6) The US Constitution is the highest technology of government ever developed. It is the definition of good government, not an impediment to it. Almost all of the changes since the beginning of our Republic have been in the direction of worse government technology. Almost all of the problems in our society, economy and national security can be traced directly to violations of the Constitution.

More fundamentally, we must attack the entire Newtonian 'clockwork universe' view that our Oligarchs depend upon. We must attach ourselves to the modern understanding of a world constructed of interacting, chaotic, complex systems. The universe in which we live is a world in which we have very little ability to predict, in which individuals must constantly work to control their fates, and in which 'one size fits all' solutions are deadly.

I am a humanist.

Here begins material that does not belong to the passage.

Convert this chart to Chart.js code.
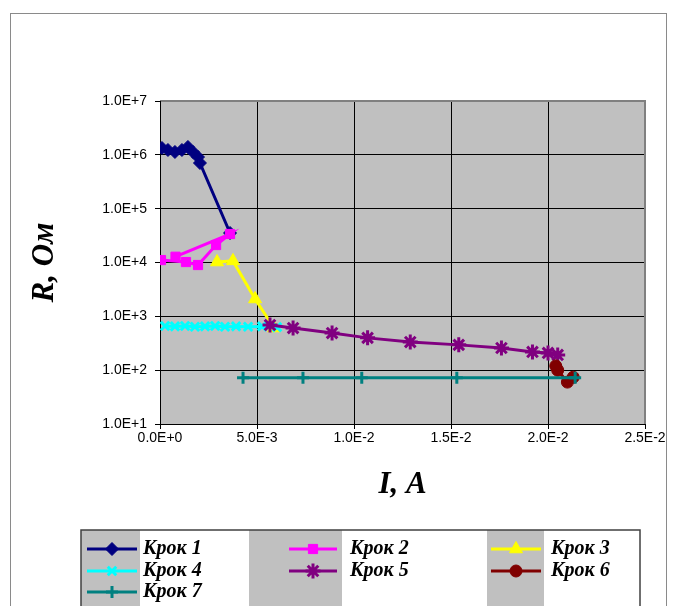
<!DOCTYPE html>
<html>
<head>
<meta charset="utf-8">
<script src="https://cdn.jsdelivr.net/npm/chart.js@4/dist/chart.umd.min.js"></script>
<style>
    html, body { margin: 0; padding: 0; background: #fff; }
    #wrap { position: relative; width: 675px; height: 606px; overflow: hidden; }
    #frame { position: absolute; left: 10px; top: 13px; width: 657px; height: 620px; border: 1px solid #8a8a8a; box-sizing: border-box; }
    canvas { position: absolute; left: 0; top: 0; }
</style>
</head>
<body>
<div id="wrap">
    <div id="frame"></div>
    <canvas id="chart" width="675" height="606"></canvas>
</div>
<script>
// I, A  /  R, Ohm for each step
const krok1I = [1.0e-4, 4.1e-4, 7.7e-4, 1.13e-3, 1.44e-3, 1.70e-3, 1.96e-3, 2.06e-3, 3.61e-3];
const krok1R = [1.34e6, 1.23e6, 1.13e6, 1.23e6, 1.40e6, 1.13e6, 9.1e5, 7.05e5, 3.53e4];

const krok2I = [5e-5, 1.34e-3, 1.96e-3, 2.89e-3, 3.61e-3, 8.0e-4];
const krok2R = [1.11e4, 1.02e4, 8.98e3, 2.11e4, 3.38e4, 1.28e4];

const krok3I = [2.94e-3, 3.76e-3, 4.90e-3, 5.88e-3];
const krok3R = [1.02e4, 1.07e4, 2.10e3, 607];

const krok4I = [2.6e-4, 7.7e-4, 1.29e-3, 1.80e-3, 2.32e-3, 2.84e-3, 3.35e-3, 3.92e-3, 4.54e-3, 5.26e-3, 6.03e-3];
const krok4R = [660, 650, 660, 640, 650, 660, 640, 650, 640, 650, 630];

const krok5I = [5.67e-3, 6.86e-3, 8.87e-3, 1.07e-2, 1.29e-2, 1.54e-2, 1.76e-2, 1.92e-2, 2.0e-2, 2.05e-2];
const krok5R = [690, 605, 490, 398, 333, 295, 258, 218, 209, 192];

const krok6I = [2.04e-2, 2.05e-2, 2.10e-2, 2.13e-2];
const krok6R = [120, 100, 60, 74];

const krok7I = [4.28e-3, 7.37e-3, 1.04e-2, 1.53e-2, 2.14e-2];
const krok7R = [72, 72, 72, 72, 72];

const seriesNames = ["Крок 1", "Крок 2", "Крок 3", "Крок 4", "Крок 5", "Крок 6", "Крок 7"];
const yTicks = [1e1, 1e2, 1e3, 1e4, 1e5, 1e6, 1e7];
const xTicks = [0, 0.005, 0.01, 0.015, 0.02, 0.025];

const styles = [
    { color: "#000080", point: "rectRot", radius: 6.5, bw: 1 },
    { color: "#ff00ff", point: "rect", radius: 6.5, bw: 1 },
    { color: "#ffff00", point: "triangle", radius: 7.5, bw: 1 },
    { color: "#00ffff", point: "crossRot", radius: 6, bw: 3 },
    { color: "#800080", point: "star", radius: 7.5, bw: 3 },
    { color: "#800000", point: "circle", radius: 6, bw: 1 },
    { color: "#008080", point: "cross", radius: 6, bw: 3 }
];

function toPoints(xs, ys) {
    return xs.map((x, i) => ({ x, y: ys[i] }));
}

const allData = [
    toPoints(krok1I, krok1R), toPoints(krok2I, krok2R), toPoints(krok3I, krok3R),
    toPoints(krok4I, krok4R), toPoints(krok5I, krok5R), toPoints(krok6I, krok6R),
    toPoints(krok7I, krok7R)
];

const datasets = allData.map((data, i) => ({
    label: seriesNames[i],
    data,
    showLine: true,
    borderColor: styles[i].color,
    backgroundColor: styles[i].color,
    borderWidth: 3,
    pointStyle: styles[i].point,
    pointRadius: styles[i].radius,
    pointBorderWidth: styles[i].bw,
    pointBackgroundColor: styles[i].color,
    pointBorderColor: styles[i].color,
    order: seriesNames.length - i
}));

function sci(v) {
    return v.toExponential(1).toUpperCase();
}

const plotBg = {
    id: "plotBg",
    beforeDraw(chart) {
        const { ctx, chartArea: a } = chart;
        ctx.save();
        ctx.fillStyle = "#c0c0c0";
        ctx.fillRect(a.left, a.top, a.right - a.left, a.bottom - a.top);
        ctx.restore();
    },
    beforeDatasetsDraw(chart) {
        const { ctx, chartArea: a } = chart;
        ctx.save();
        ctx.strokeStyle = "#808080";
        ctx.lineWidth = 2;
        ctx.beginPath();
        ctx.moveTo(a.left, a.top);
        ctx.lineTo(a.right, a.top);
        ctx.lineTo(a.right, a.bottom);
        ctx.stroke();
        ctx.strokeStyle = "#000";
        ctx.lineWidth = 1;
        ctx.beginPath();
        ctx.moveTo(a.left + 0.5, a.top);
        ctx.lineTo(a.left + 0.5, a.bottom + 0.5);
        ctx.lineTo(a.right, a.bottom + 0.5);
        ctx.stroke();
        ctx.restore();
    }
};

// legend laid out like the spreadsheet one: grey marker columns, white text columns
const legendBox = {
    id: "legendBox",
    afterDraw(chart) {
        const ctx = chart.ctx;
        const box = { x: 81, y: 530, w: 559, h: 90 };
        const greyCols = [[81, 140], [249, 342], [487, 544]];
        const swatch = [[87, 137], [289, 337], [491, 541]];
        const textX = [143, 350, 551];
        const rowY = [549, 571, 592];
        ctx.save();
        ctx.fillStyle = "#fff";
        ctx.fillRect(box.x, box.y, box.w, box.h);
        ctx.fillStyle = "#c0c0c0";
        greyCols.forEach(c => ctx.fillRect(c[0], box.y, c[1] - c[0], box.h));
        ctx.strokeStyle = "#404040";
        ctx.lineWidth = 1.5;
        ctx.strokeRect(box.x, box.y, box.w, box.h);

        chart.data.datasets.forEach((ds, i) => {
            const col = i % 3;
            const row = Math.floor(i / 3);
            const y = rowY[row];
            ctx.strokeStyle = ds.borderColor;
            ctx.lineWidth = 3;
            ctx.beginPath();
            ctx.moveTo(swatch[col][0], y);
            ctx.lineTo(swatch[col][1], y);
            ctx.stroke();
            ctx.fillStyle = ds.pointBackgroundColor;
            ctx.strokeStyle = ds.pointBorderColor;
            ctx.lineWidth = ds.pointBorderWidth;
            const cx = (swatch[col][0] + swatch[col][1]) / 2;
            if (Chart.helpers && Chart.helpers.drawPoint) {
                Chart.helpers.drawPoint(ctx, {
                    pointStyle: ds.pointStyle,
                    radius: ds.pointRadius,
                    rotation: 0,
                    borderWidth: ds.pointBorderWidth
                }, cx, y);
            } else {
                ctx.beginPath();
                ctx.arc(cx, y, ds.pointRadius, 0, Math.PI * 2);
                ctx.fill();
            }
            ctx.fillStyle = "#000";
            ctx.font = "bold italic 20px 'Liberation Serif', 'Times New Roman', serif";
            ctx.textBaseline = "middle";
            ctx.textAlign = "left";
            ctx.fillText(ds.label, textX[col], y);
        });
        ctx.restore();
    }
};

new Chart(document.getElementById("chart"), {
    type: "scatter",
    data: { datasets },
    options: {
        responsive: false,
        animation: false,
        events: [],
        layout: {
            padding: { left: 18, top: 101, right: 30, bottom: 102 }
        },
        plugins: {
            legend: { display: false },
            tooltip: { enabled: false }
        },
        scales: {
            x: {
                type: "linear",
                min: 0,
                max: 0.025,
                afterBuildTicks(scale) {
                    scale.ticks = xTicks.map(value => ({ value }));
                },
                afterFit(scale) {
                    scale.height = 80;
                },
                grid: {
                    color: "#000",
                    lineWidth: 1,
                    tickLength: 5,
                    drawTicks: true
                },
                border: { display: true, color: "#000" },
                ticks: {
                    padding: 1,
                    color: "#000",
                    font: { family: "'Liberation Sans', Arial, sans-serif", size: 14 },
                    maxRotation: 0,
                    callback: value => sci(value)
                },
                title: {
                    display: true,
                    text: "I, A",
                    color: "#000",
                    padding: { top: 0, bottom: 0 },
                    font: { family: "'Liberation Serif', 'Times New Roman', serif", size: 31, style: "italic", weight: "bold" }
                }
            },
            y: {
                type: "logarithmic",
                min: 10,
                max: 1e7,
                afterBuildTicks(scale) {
                    scale.ticks = yTicks.map(value => ({ value, major: true }));
                },
                afterFit(scale) {
                    scale.width = 142;
                },
                grid: {
                    color: "#000",
                    lineWidth: 1,
                    tickLength: 5,
                    drawTicks: true
                },
                border: { display: true, color: "#000" },
                ticks: {
                    padding: 8,
                    color: "#000",
                    font: { family: "'Liberation Sans', Arial, sans-serif", size: 14 },
                    callback: value => sci(value)
                },
                title: {
                    display: true,
                    text: "R, Ом",
                    color: "#000",
                    padding: { top: 8, bottom: 0 },
                    font: { family: "'Liberation Serif', 'Times New Roman', serif", size: 31, style: "italic", weight: "bold" }
                }
            }
        }
    },
    plugins: [plotBg, legendBox]
});
</script>
</body>
</html>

The relative number of dead babies is my measure of civilization, of the worth of people and ideas. By my measures, the Libertarian Party, and the people obsessing on the nuances of the non- aggression principle in this publication, are completely useless.

If we Libertarians want to have an effect, we need to get seriously radical and begin connecting with individuals in the real world. People who can actually do things, not just debate.

Instead, as the finishing touches are being put on our police state and long after it has become clear that our own government is killing and impoverishing us at an astonishing rate, supposedly radical publications such as this one debate minor philosophical points.

I will only continue reading this publication if it begins focusing on radical measures to change the terms of the political debate.